Rolling Stone claim the documentary is ‘as radical, daring and brilliant as the band itself,’ but that would be an impossibility. Haynes mimics the split screen technique that Warhol utilized in movies like Outer and Inner Space and Chelsea Girls, which is appropriate (and must have been a nightmare to edit together) and the story is told in a largely linear fashion with talking heads, archive footage and photos.

The effect is kaleidoscopic, the screen bursting with a dizzying array of rapidfire imagery – sometimes you wish it could be slowed down like Warhol’s Kiss movies so you could take in more. With so many of the central figures of the story now dead, it’s as near to a definitive take on the band that we’re likely to ever get and a fine tribute to the most innovative band that has ever existed. I could happily have watched even more, much more, maybe even the near eight hours runtime of Get Back.

Hopefully, a physical release crammed with extras appears soon, including a commentary from Haynes.

The Sparks Brothers is already out on DVD and Blu-ray with an extra disc containing a 22-song live show from London and over two hours of deleted scenes and more.

Edgar Wright is a self-confessed fanboy, which he jokes about in the documentary.
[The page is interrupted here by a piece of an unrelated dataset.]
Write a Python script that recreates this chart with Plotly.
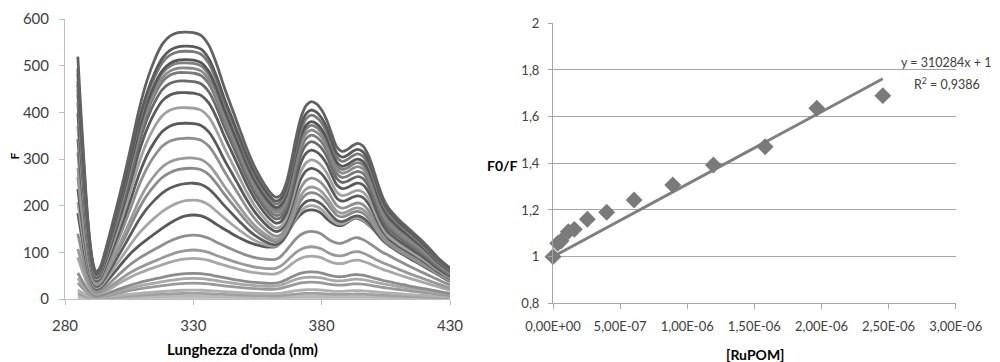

His idiosyncratic take on the idiosyncratic cult pop duo is two hours and fifteen minutes long and most of that time is a joy, although I would question if we really needed the gushing thoughts of so many of their enthusiasts like Jack Antonoff and DJ Lance Rock, whoever they are. Some of these clips would have been better suited to being extras. Ron and Russell are very droll though, as is Steve Jones, and it’s incredible that during their fifty-year career they’ve somehow managed to reinvent their music so many times. Ron’s look, on the other hand, never really changes.

This might be the Wright film I’ve enjoyed most since Shaun of the Dead.

As for Annette, the musical drama conceived by the Mael brothers, I’ll just say that I preferred Rollercoaster, the 1977 B-movie they appeared in.